Python generator creates duplicates of yield results when appended to a list

我的生成器函数 "returns" / 产生我想要的结果(打印时),但是如果我将结果附加到一个大列表,列表中会出现许多重复的结果。为什么?我怎样才能避免这种情况?

输入:

input = [
[
    {'orgunit': '013107','attr1': 2, 'attr2': 3},
    {'orgunit': '013113','attr1': 20, 'attr3': 30},
],
    [{...}]
]

其中输入的 dict 共享公共 orgunit。 如果我打印 isolated:

目标(但将每个元素附加到列表中):

>>> print isolated
{'dataElement': 'attr1', 'value': '2', 'orgunit': 013107}
{'dataElement': 'attr2', 'value': '3', 'orgunit': 013107}
{'dataElement': 'attr1', 'value': '20', 'orgunit': 013113}    
{'dataElement': 'attr3', 'value': '30', 'orgunit': 013113}

方法和生成器:

def transform(input):
    values = []
    gen = process_event(input)
    for event in gen:
        values.append(event)
    # print
    print values

def process_event(input):
    for i in xrange(len(input)):
        for event in input[i]:
            isolated = {}
            isolated['orgunit'] = event['orgunit']
            for key, value in event.copy().iteritems():
                isolated['dataElement'] = key
                isolated['value'] = value
                # print
                print isolated
                yield isolated

我得到的是:

>>>print values
    {
        "dataElement": "attr1", 
        "value": 2, 
        "orgunit": "013107"
    }, 
    {
        "dataElement": "attr1", 
        "value": 2, 
        "orgunit": "013107"
    }...

看来你修改的是同一个字典,所以第一个和第二个yield返回的项在引用的含义上是相同的。

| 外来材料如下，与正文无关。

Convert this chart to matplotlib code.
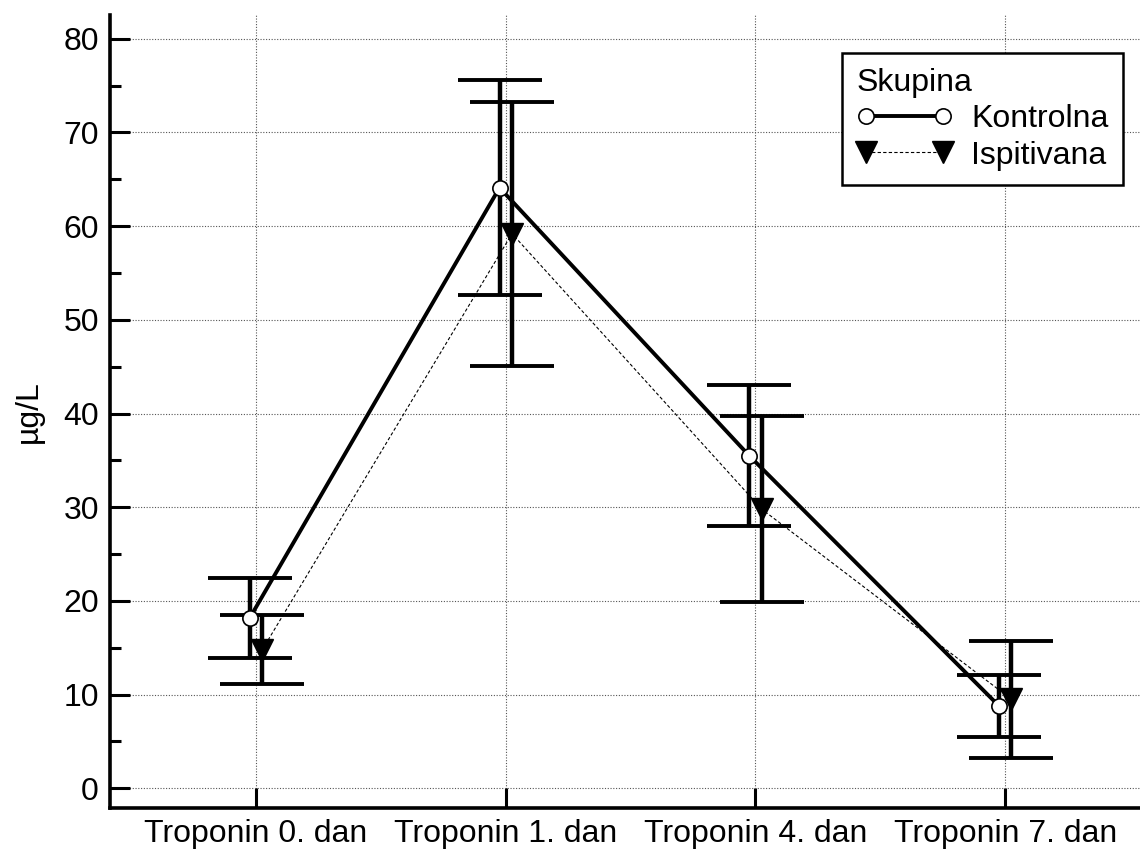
import matplotlib.pyplot as plt
import numpy as np
from matplotlib.ticker import MultipleLocator

plt.rcParams['font.family'] = ['Liberation Sans', 'DejaVu Sans']

# Podaci
kategorije = ['Troponin 0. dan', 'Troponin 1. dan', 'Troponin 4. dan', 'Troponin 7. dan']
kontrolna = [18.2, 64.1, 35.5, 8.8]
kontrolna_err = [4.3, 11.5, 7.5, 3.35]
ispitivana = [14.8, 59.2, 29.8, 9.5]
ispitivana_err = [3.65, 14.1, 9.95, 6.25]

x = np.arange(len(kategorije))
pomak = 0.025
fs = 23

fig = plt.figure(figsize=(11.4, 8.51), dpi=100)
ax = fig.add_axes([0.0965, 0.0505, 0.9035, 0.9315])

# Ispitivana (tanka isprekidana linija)
ax.errorbar(x + pomak, ispitivana, yerr=ispitivana_err, fmt='none', ecolor='black',
            elinewidth=3.2, capsize=30, capthick=2.8, zorder=3)
ax.plot(x + pomak, ispitivana, color='black', linestyle=(0, (3, 2)), linewidth=0.8,
        marker='v', markersize=16, markerfacecolor='black', markeredgecolor='black',
        label='Ispitivana', zorder=4)

# Kontrolna (puna linija)
ax.errorbar(x - pomak, kontrolna, yerr=kontrolna_err, fmt='none', ecolor='black',
            elinewidth=3.2, capsize=30, capthick=2.8, zorder=3)
ax.plot(x - pomak, kontrolna, color='black', linestyle='-', linewidth=2.8,
        marker='o', markersize=11, markerfacecolor='white', markeredgecolor='black',
        markeredgewidth=1.2, label='Kontrolna', zorder=5)

ax.set_xlim(-0.585, 3.54)
ax.set_ylim(-2.1, 82.5)
ax.set_xticks(x)
ax.set_xticklabels(kategorije, fontsize=fs)
ax.yaxis.set_major_locator(MultipleLocator(10))
ax.yaxis.set_minor_locator(MultipleLocator(5))
ax.tick_params(axis='y', which='major', direction='in', length=14.5, width=2.2, labelsize=fs, pad=8)
ax.tick_params(axis='y', which='minor', direction='in', length=8, width=2.2)
ax.tick_params(axis='x', which='major', direction='in', length=14.5, width=2.2, labelsize=fs, pad=8)
ax.set_ylabel('µg/L', fontsize=fs, labelpad=14)

ax.grid(True, color='#555555', linestyle=(0, (1, 1.5)), linewidth=0.8)
ax.set_axisbelow(True)

for s in ['top', 'right']:
    ax.spines[s].set_visible(False)
for s in ['left', 'bottom']:
    ax.spines[s].set_linewidth(2.6)

h, l = ax.get_legend_handles_labels()
leg = ax.legend(h[::-1], l[::-1], title='Skupina', loc='upper right', bbox_to_anchor=(0.9835, 0.952),
                fontsize=fs, title_fontsize=fs, numpoints=2, handlelength=3.0,
                fancybox=False, edgecolor='black', framealpha=1, borderpad=0.45,
                labelspacing=0.2, handletextpad=0.6, borderaxespad=0)
leg.get_frame().set_linewidth(1.8)
leg._legend_box.align = 'left'

fig.savefig('out.png', dpi=100)
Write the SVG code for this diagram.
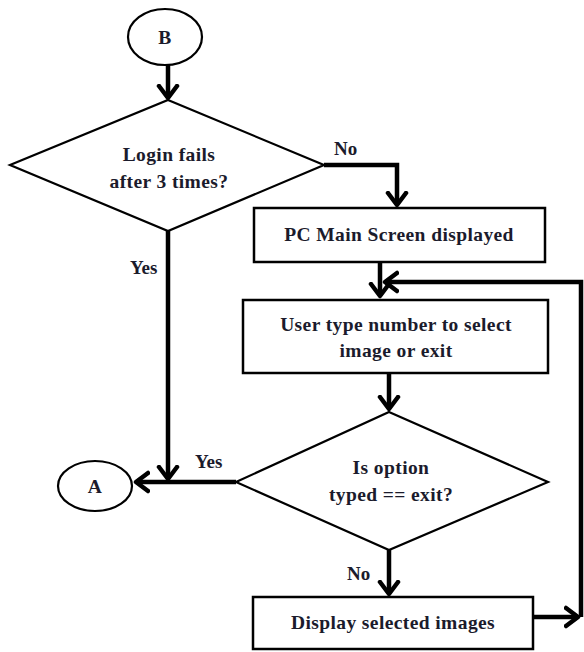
<svg xmlns="http://www.w3.org/2000/svg" width="584" height="652" viewBox="0 0 584 652">
<defs>
<marker id="ah" markerUnits="userSpaceOnUse" markerWidth="28" markerHeight="28" viewBox="-14 -14 28 28" refX="0" refY="0" orient="auto">
<polyline points="-12,-9 0,0 -12,9" fill="none" stroke="#000" stroke-width="4.5" stroke-linecap="round" stroke-linejoin="round"/>
</marker>
</defs>
<style>
.shape{fill:#fff;stroke:#000;stroke-width:2.2}
.box{fill:#fff;stroke:#000;stroke-width:2.5}
.t{font-family:"Liberation Serif","Times New Roman",serif;font-weight:bold;font-size:19.5px;letter-spacing:0.4px;fill:#1b1b2c;text-anchor:middle}
.lbl{font-family:"Liberation Serif","Times New Roman",serif;font-weight:bold;font-size:19px;fill:#1b1b2c}
.c{fill:none;stroke:#000;stroke-width:4.5;stroke-linejoin:miter}
.ca{fill:none;stroke:#000;stroke-width:4.5;marker-end:url(#ah)}
</style>
<rect width="584" height="652" fill="#fff"/>
<g id="connectors">
<line class="ca" x1="168" y1="65" x2="168" y2="98"/>
<polyline class="ca" points="324,165 397,165 397,205"/>
<line class="ca" x1="380" y1="262" x2="380" y2="296"/>
<polyline class="ca" points="581,617 581,282 385,282"/>
<line class="ca" x1="168" y1="231" x2="168" y2="479"/>
<line class="ca" x1="389" y1="373" x2="389" y2="409"/>
<line class="ca" x1="236" y1="482" x2="136" y2="482"/>
<line class="ca" x1="389" y1="550" x2="389" y2="594"/>
<line class="ca" x1="533" y1="617" x2="578" y2="617"/>
<text class="lbl" x="334" y="155">No</text>
<text class="lbl" x="130" y="274">Yes</text>
<text class="lbl" x="195" y="468">Yes</text>
<text class="lbl" x="347" y="580">No</text>
</g>
<g id="B">
<ellipse class="shape" cx="165" cy="37" rx="37" ry="28"/>
<text class="t" x="165" y="44">B</text>
</g>
<g id="login">
<polygon class="shape" points="168,100 324,165 168,231 10,165"/>
<text class="t" x="169" y="161">Login fails</text>
<text class="t" x="169" y="188">after 3 times?</text>
</g>
<g id="main">
<rect class="box" x="254" y="208" width="291" height="54"/>
<text class="t" x="399" y="241">PC Main Screen displayed</text>
</g>
<g id="select">
<rect class="box" x="243" y="300" width="305" height="73"/>
<text class="t" x="396" y="331">User type number to select</text>
<text class="t" x="396" y="357">image or exit</text>
</g>
<g id="exit">
<polygon class="shape" points="389,412 548,482 389,550 236,482"/>
<text class="t" x="391" y="474">Is option</text>
<text class="t" x="391" y="501">typed == exit?</text>
</g>
<g id="A">
<ellipse class="shape" cx="95" cy="486" rx="37" ry="25"/>
<text class="t" x="95" y="493">A</text>
</g>
<g id="display">
<rect class="box" x="253" y="597" width="280" height="52"/>
<text class="t" x="393" y="629">Display selected images</text>
</g>
</svg>
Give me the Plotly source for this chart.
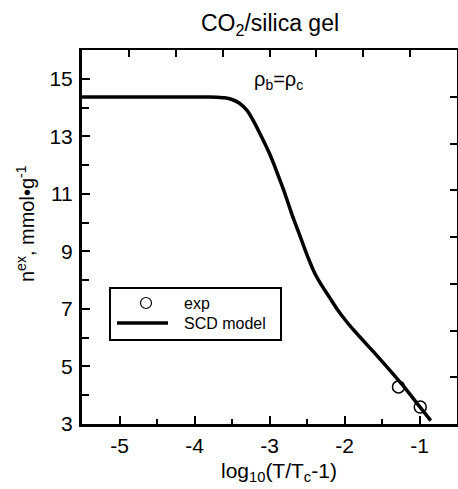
import plotly.graph_objects as go

# SCD model curve: excess adsorption vs reduced temperature
model_x = [-5.5, -4.5, -4.0, -3.8, -3.7, -3.6, -3.5, -3.4, -3.3, -3.2, -3.1, -3.0, -2.9,
           -2.8, -2.7, -2.6, -2.5, -2.4, -2.3, -2.2, -2.1, -2.0, -1.9, -1.8, -1.6, -1.4,
           -1.2, -1.0, -0.85]
model_y = [14.37, 14.37, 14.37, 14.37, 14.36, 14.34, 14.28, 14.15, 13.9, 13.47, 12.95, 12.4, 11.75,
           11.05, 10.28, 9.58, 8.88, 8.26, 7.8, 7.4, 7.0, 6.65, 6.33, 6.04, 5.47, 4.88,
           4.27, 3.61, 3.12]

# experimental points
exp_x = [-1.28, -0.99]
exp_y = [4.29, 3.59]

x_ticks = [-5, -4, -3, -2, -1]
x_tick_labels = ["-5", "-4", "-3", "-2", "-1"]
y_ticks = [3, 5, 7, 9, 11, 13, 15]
y_tick_labels = ["3", "5", "7", "9", "11", "13", "15"]

W, H = 458, 489
L, R, T, B = 82, 457, 50, 424
FONT = "Liberation Sans, Arial, sans-serif"


def px(x):
    return (x - L) / (R - L)


def py(y):
    return (B - y) / (B - T)


fig = go.Figure()
fig.add_trace(go.Scatter(x=model_x, y=model_y, mode="lines",
                         line=dict(color="black", width=3.5, shape="spline", smoothing=0.5),
                         showlegend=False))
fig.add_trace(go.Scatter(x=exp_x, y=exp_y, mode="markers",
                         marker=dict(symbol="circle-open", size=12,
                                     color="black", line=dict(width=1.5)),
                         showlegend=False))

axis_font = dict(family=FONT, size=21, color="black")
fig.update_layout(
    width=W, height=H,
    margin=dict(l=L, r=W - R, t=T, b=H - B),
    paper_bgcolor="white", plot_bgcolor="white",
    xaxis=dict(range=[-5.5, -0.5], tickvals=x_ticks, ticktext=x_tick_labels,
               ticks="inside", ticklen=8,
               tickwidth=1.5, tickcolor="black", showline=True, linewidth=3,
               linecolor="black", showgrid=False, zeroline=False, tickfont=axis_font,
               ticklabelstandoff=1,
               minor=dict(dtick=0.5, tick0=-5, ticks="inside", ticklen=5,
                          tickwidth=1.5, tickcolor="black", showgrid=False)),
    yaxis=dict(range=[3, 16], tickvals=y_ticks, ticktext=y_tick_labels,
               ticks="inside", ticklen=8,
               tickwidth=1.5, tickcolor="black", showline=True, linewidth=3,
               linecolor="black", showgrid=False, zeroline=False, tickfont=axis_font,
               ticklabelstandoff=2,
               minor=dict(dtick=1, tick0=3, ticks="inside", ticklen=7,
                          tickwidth=1.5, tickcolor="black", showgrid=False)),
    # frame axes on top and right with their own tick spacing
    xaxis2=dict(overlaying="x", side="top", range=[0, 8], dtick=1, ticks="inside",
                ticklen=7, tickwidth=1.5, tickcolor="black", showticklabels=False,
                showline=True, linewidth=2, linecolor="black", showgrid=False,
                zeroline=False),
    yaxis2=dict(overlaying="y", side="right", range=[0, 8], dtick=1, ticks="inside",
                ticklen=7, tickwidth=1.5, tickcolor="black", showticklabels=False,
                showline=True, linewidth=2, linecolor="black", showgrid=False,
                zeroline=False),
)
# dummy trace so the frame axes are drawn
fig.add_trace(go.Scatter(x=[None], y=[None], xaxis="x2", yaxis="y2", showlegend=False))


def label(text, x, y, size, xanchor="center", angle=0):
    return dict(text=text, x=px(x), y=py(y), xref="paper", yref="paper",
                xanchor=xanchor, yanchor="middle", showarrow=False, textangle=angle,
                font=dict(family=FONT, size=size, color="black"))


ann = [
    label("CO<sub>2</sub>/silica gel", 270, 25, 23),
    label("ρ<sub>b</sub>=ρ<sub>c</sub>", 278, 80, 20),
    label("log<sub>10</sub>(T/T<sub>c</sub>-1)", 279, 472, 21),
    label("n<sup>ex</sup>, mmol•g<sup>-1</sup>", 25, 224, 20, angle=-90),
    # legend entries
    label("exp", 182, 303, 16, xanchor="left"),
    label("SCD model", 182, 323, 16, xanchor="left"),
]
fig.update_layout(annotations=ann)

shapes = [
    dict(type="rect", xref="paper", yref="paper", x0=px(110), x1=px(281),
         y0=py(340), y1=py(288), line=dict(color="black", width=2),
         fillcolor="white", layer="below"),
    dict(type="line", xref="paper", yref="paper", x0=px(117), x1=px(168),
         y0=py(323), y1=py(323), line=dict(color="black", width=3.5)),
    dict(type="circle", xref="paper", yref="paper", xsizemode="pixel",
         ysizemode="pixel", xanchor=px(146), yanchor=py(303),
         x0=-5.5, x1=5.5, y0=-5.5, y1=5.5, line=dict(color="black", width=1.2)),
]
fig.update_layout(shapes=shapes)

fig.write_html("out.html")
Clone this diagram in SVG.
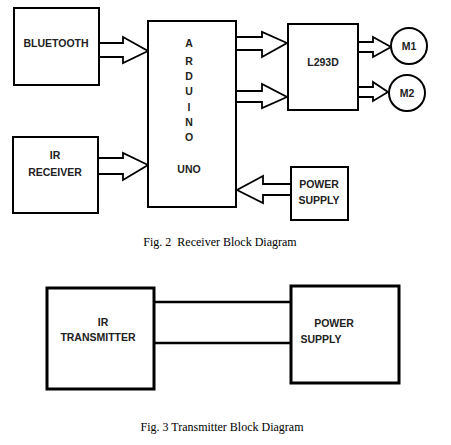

简单的解决方案是在更深的 FOR 内部而不是外部创建新的隔离字典。

所以您的代码的正确版本是:

def process_event(input):
    for events_list in input:  # It's more pythonic way to iterate over items, not by indices
        for event in events_list:
            orgunit = event['orgunit'] # Save current orgunit
            del event['orgunit'] # You will get "dataElement: orgunit" without this. Also you can make a copy and delete from a copy to do not corrupt input list
            for key, value in event.iteritems(): # You do not need copy here
                isolated = {'orgunit': orgunit} # The main point - each time create new isolated dict
                isolated['dataElement'] = key
                isolated['value'] = value
                # print
                print isolated
                yield isolated

并且输出:

>>>input = [[
    {'orgunit': '013107','attr1': 2, 'attr2': 3},
    {'orgunit': '013113','attr1': 20, 'attr3': 30},   ]]    
>>>transform(input)


{'dataElement': 'attr1', 'value': 2, 'orgunit': '013107'}
{'dataElement': 'attr2', 'value': 3, 'orgunit': '013107'}
{'dataElement': 'attr1', 'value': 20, 'orgunit': '013113'}
{'dataElement': 'attr3', 'value': 30, 'orgunit': '013113'}